While most of the these quality assurance techniques have proven over time to be valid means by which the compaction quality of a base material can be assured, there are drawbacks to this method of progressing through a construction project. For instance, while in most instances a base material to be compacted has a relatively large area, most, if not all, of the accepted quality assurance techniques only check a compaction status of a very small portion of the compacted area. Since the level of compaction can vary substantially over an area to be compacted, a quality assurance test at one location can be completely inaccurate with regard to another location some distance away from the tested area. Thus, in most cases only a very small fraction of an earthen structure is actually validated to meet compaction requirements. Thus, inadequate compaction in one area can, and sometimes does, go undetected after a quality assurance test at another location on the base material suggests that an entire area has been satisfactorily compacted.
Another drawback in current construction processes involves the costs of waiting for a quality assurance test to be initiated and performed after completion of the compaction process. In other words, the down time involved in waiting to proceed to a next stage of construction after completion of a compaction process can increase inefficiencies and substantially increase the overall costs of a construction project. In addition, if the quality assurance test indicates a failure to meet compaction specifications, further delays can occur in determining what, and how extensive a rework will be required to correct for the failure(s).
In recent years, there have been efforts employed to use a variety of quality control techniques to reduce occurrences of quality assurance test failures in order to reduce costs associated with having to re-compact an area in order to satisfy compaction specifications at a given site. Co-owned U.S. Pat. No. 6,188,942 to Corcoran et al. describes a method and apparatus for determining the performance of a compaction machine based on energy transfer. This patent insightfully recognizes that the dynamic energy interaction of a compactor moving over a base material can provide a basis for generating real time compaction quality control data so that the operator can monitor the compaction status of each location of the base material. While this compaction monitoring technique can improve a operator's confidence that the base material will pass a compaction quality assurance test, the technique does nothing for the costs associated with waiting for the compaction quality assurance test to occur and be completed.

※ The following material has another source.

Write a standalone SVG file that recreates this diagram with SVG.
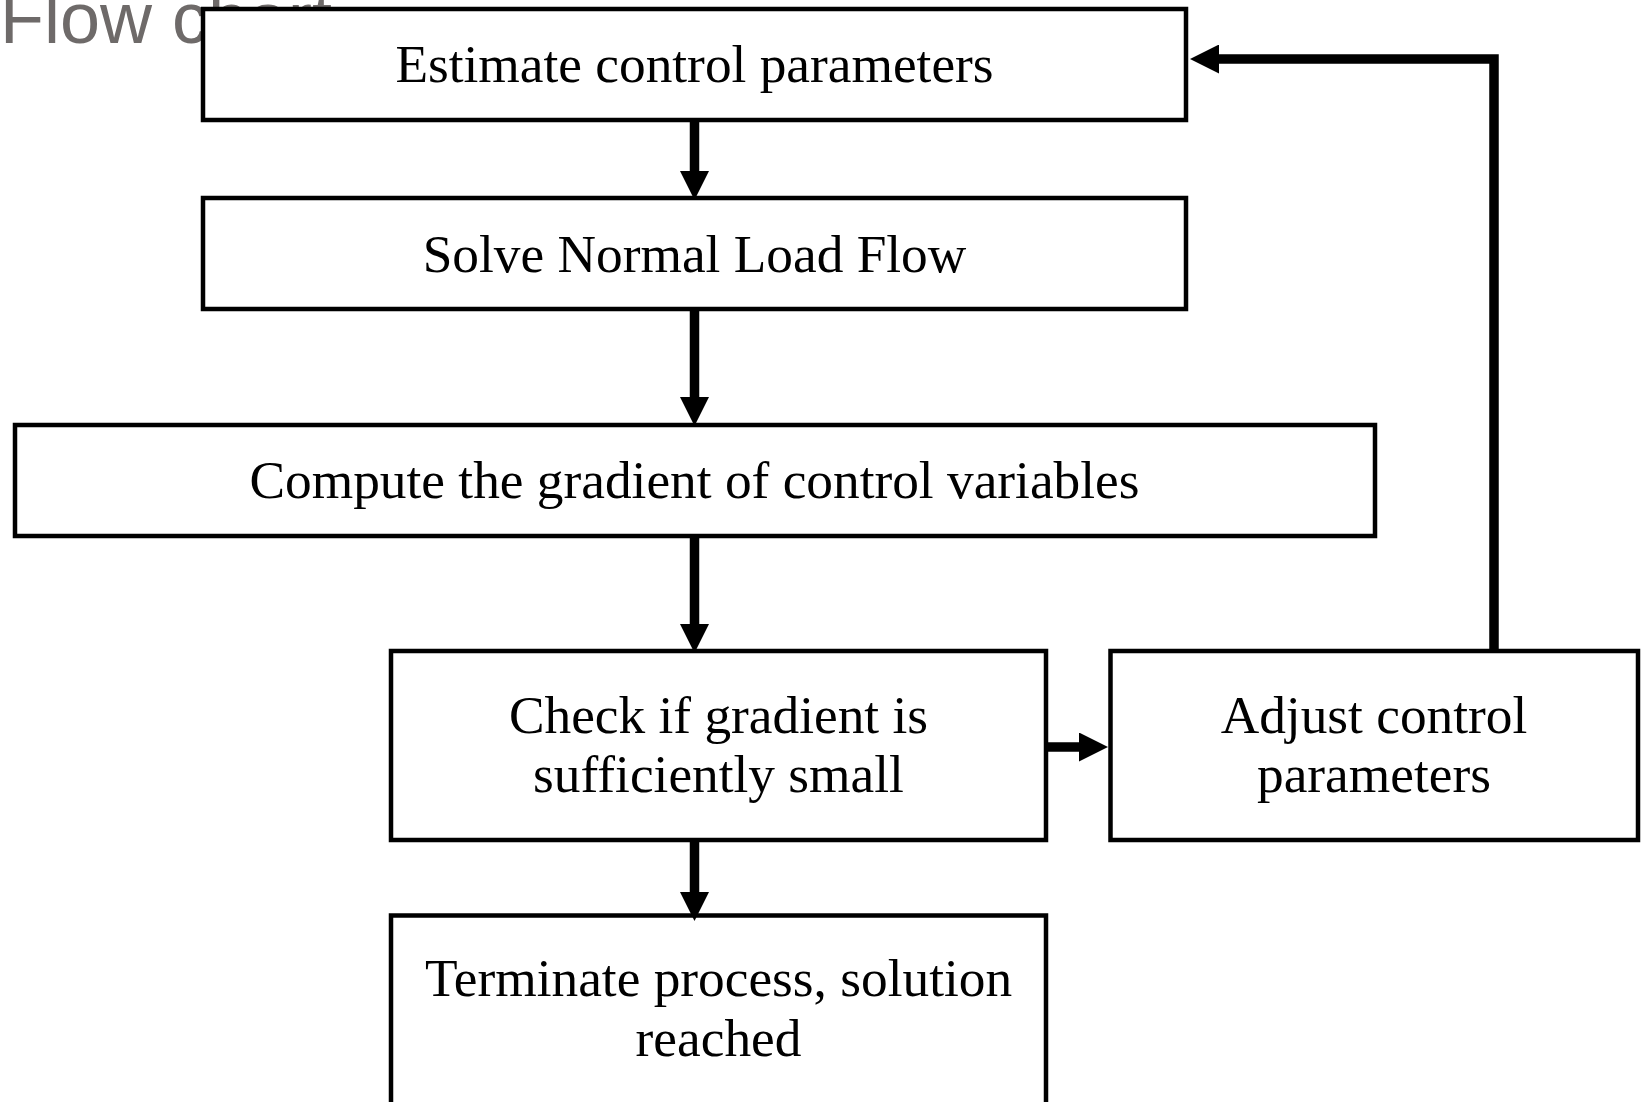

In U.S. Pat. No. 5,942,679 another compaction monitoring strategy is detailed, presumably to avoid the costs associated with failing a quality assurance compaction test. In this patent, a compacting machine continuously moves behind a paver machine. Based upon the pavement material, temperatures of both the material and ambient temperatures and other sensed factors, the reference teaches that the pavement can be satisfactorily compacted with some integer number of passes by the compacting machine. The system continuously monitors the position of the compactor and graphically displays to the operator a grid map showing the number of passes that have been completed for each unit of surface area of the pavement to be compacted. While this system can be affective in monitoring the number of passes that the compactor has made over each location on a pavement surface, it provides only predictions regarding the actual compaction status of any location. Thus, this system must rely heavily on the accuracy of assumptions that go into predicting the number of necessary passes to compact pavement under a set of conditions, which themselves are likely in a state of flux.
In still another technique taught in co-owned U.S. Pat. No. 5,493,494, a three dimensional global positioning system strategy is used to continuously monitor the elevation of the compacting machine at each location on a base material to be compacted. With each pass over a given location, the system compares the current elevation of the compacting machine to the elevation in a prior pass. Based upon these comparisons, the system draws certain conclusions as to the compaction status of the underlying base material. This strategy is taught as being particularly applicable to landfill compaction operations where the base material itself may be changing with each successive pass due to the addition of uncompacted waste material between passes. Nevertheless, this system could have promise, but does suffer from the drawback of reliance upon referencing an off-board elevational reference (GPS Satellite or Elevation Bench Mark) in order to perform as described.
In other known strategies, a density measuring device may be attached to a compactor, but accurate use of the device requires that the compactor remain stationary for some substantial period of time. In still another instance, it is known to sense via accelerometers a dynamic response of the compacting machine to a vibration sent into the underlying base material, and then estimate density based on assumptions and the dynamic response. Such a system is described in U.S. Pat. No. 6,122,601. Unfortunately, this system is also strongly dependent on accurate assumption inputs to its algorithm(s). In addition, a base material exhibiting a certain dynamic vibrational response to a known input does necessarily mean that the base material can statically and rigidly support the weight of construction resting on the base material.
Apart from all of these compaction monitoring devices, there has been long reliance upon the skill and experience of compactor operators to determine when a supporting layer has been adequately compacted based upon qualitative feel and observations. Still, none of these strategies are useful in reducing downtime associated with waiting for a compaction quality assurance test to be performed and completed.
The present invention is directed to overcoming one or more of the disadvantages set forth above.